- Born: Carmen Quiroga Darrigrande 18 September 1812 San Juan de la Puntilla, Monte Patria, Captaincy General of Chile, Spanish Empire
- Died: 4 December 1897 (aged 85) Recoleta, Santiago, Chile
- Spouse: José Tomás Urmeneta García ​ ​(m. 1831; died 1878)​
- Children: 3
- Relatives: Maximiano Errázuriz Valdivieso (son-in-law) José Tomás Errázuriz (grandson) Amalia Errázuriz de Subercaseaux (granddaughter) Rafael Errázuriz Urmeneta (grandson)

= Carmen Quiroga de Urmeneta =

Chilean philanthropist (1812–1897)

Carmen Quiroga de Urmeneta (12 September 1812 – 4 December 1897) was a Chilean philanthropist.

==Biography==
Carmen Quiroga Darrigrande was born on 18 September 1812 in San Juan de la Puntilla, Monte Patria to Juan Bautista de Quiroga and Antonia Darrigrande.

As president of various religious and aid societies, Quiroga contributed to the founding of churches and homes for the poor.

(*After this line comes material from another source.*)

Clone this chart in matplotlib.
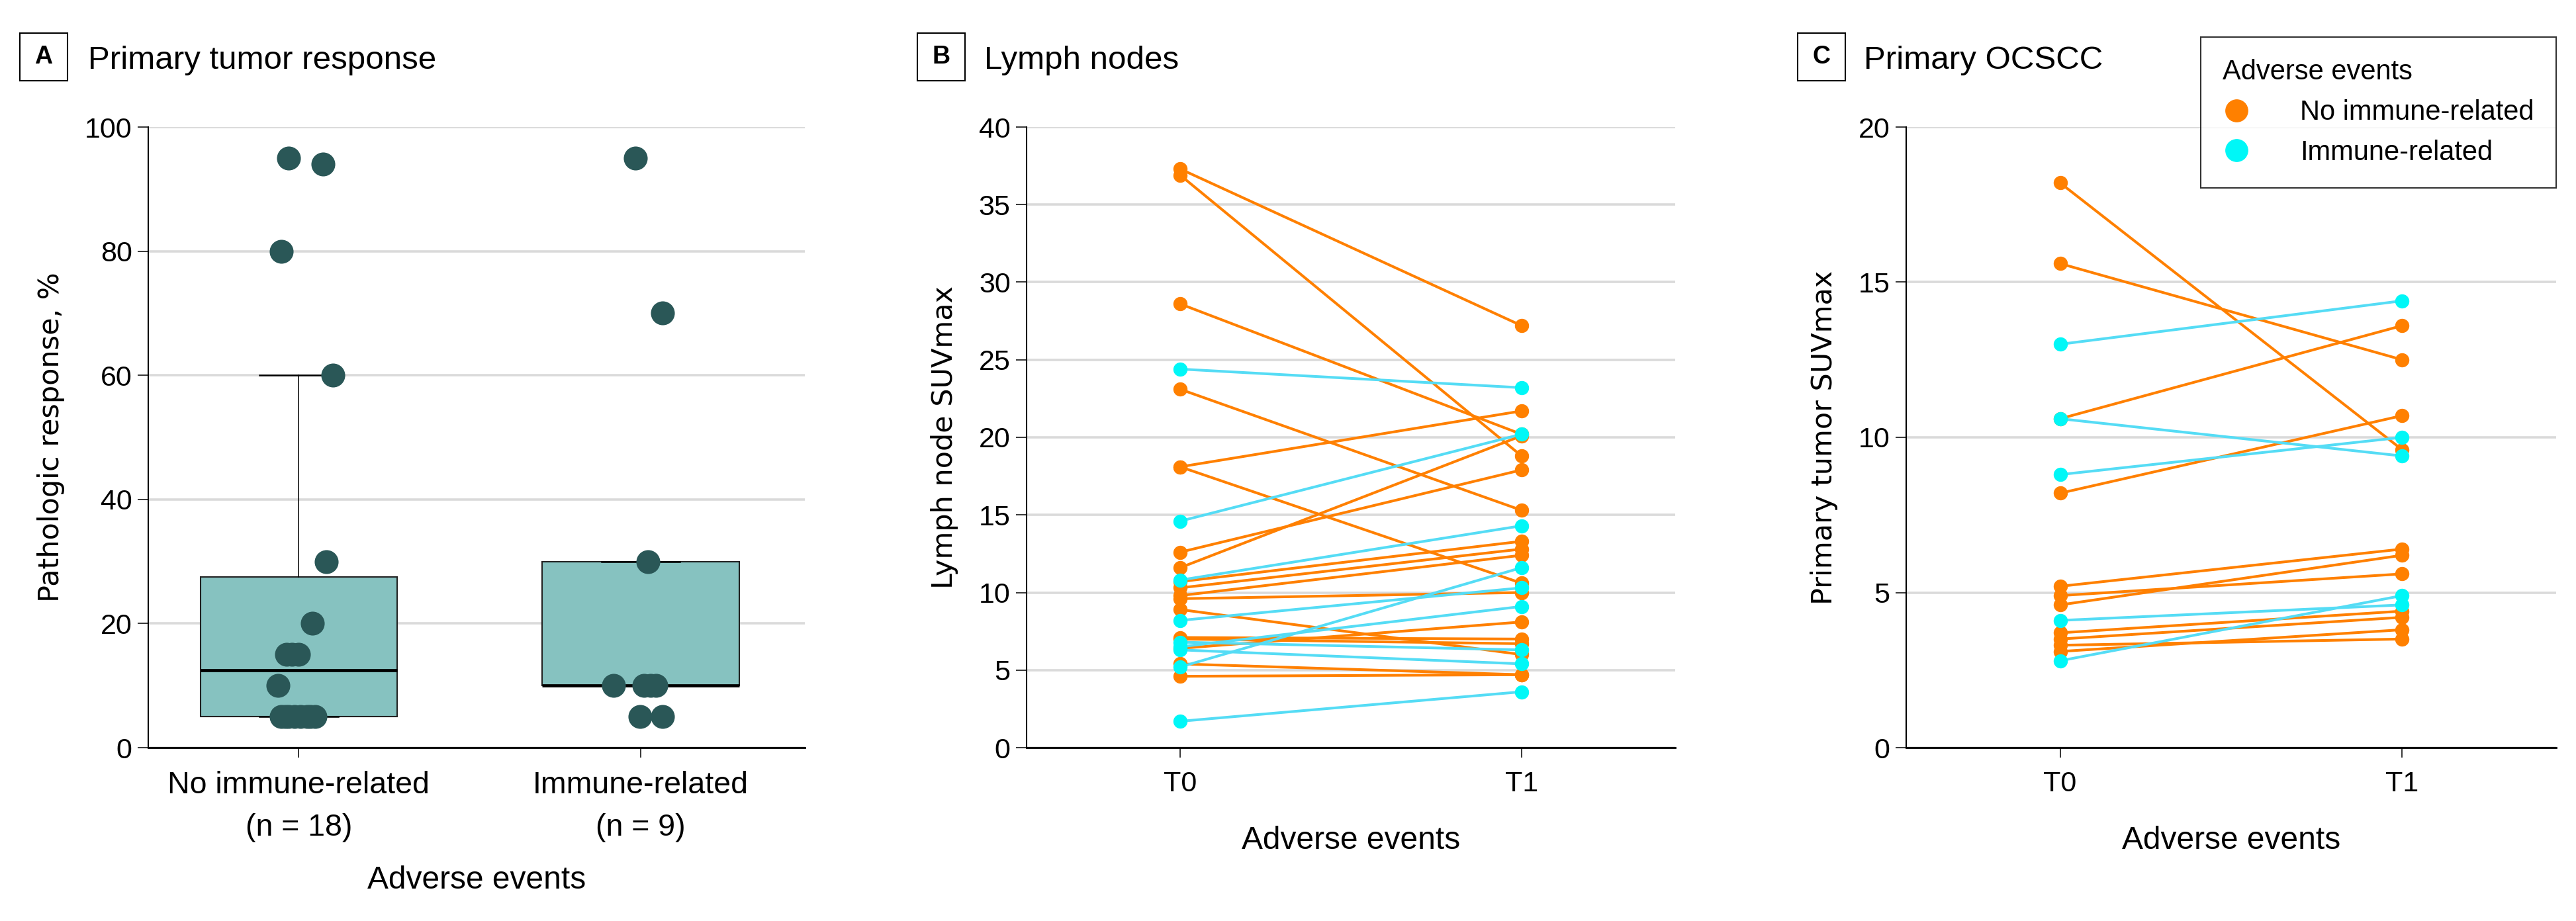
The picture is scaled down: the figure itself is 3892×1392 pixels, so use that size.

Following the death of her husband in 1878, Quiroga had a hospital built in Limache in his memory. The subsequent hospital, the Hospital Santo Tomás de Limache, was donated by Quiroga to the Ecclesiastical Authority of Santiago and was officially opened in January 1887.

==Personal life==
In 1831, Quiroga married José Tomás Urmeneta García, a businessperson, politician, collector, and philanthropist. Quiroga and Urmeneta had three daughters.

Through her daughter Josefa Amalia Urmeneta de Errázuriz (née Urmeneta Quiroga), Quiroga was the mother-in-law of Maximiano Errázuriz Valdivieso and was the grandmother of José Tomás Errázuriz, Amalia Errázuriz de Subercaseaux and Rafael Errázuriz Urmeneta.

Quiroga died on 4 December 1897 in Recoleta, Santiago.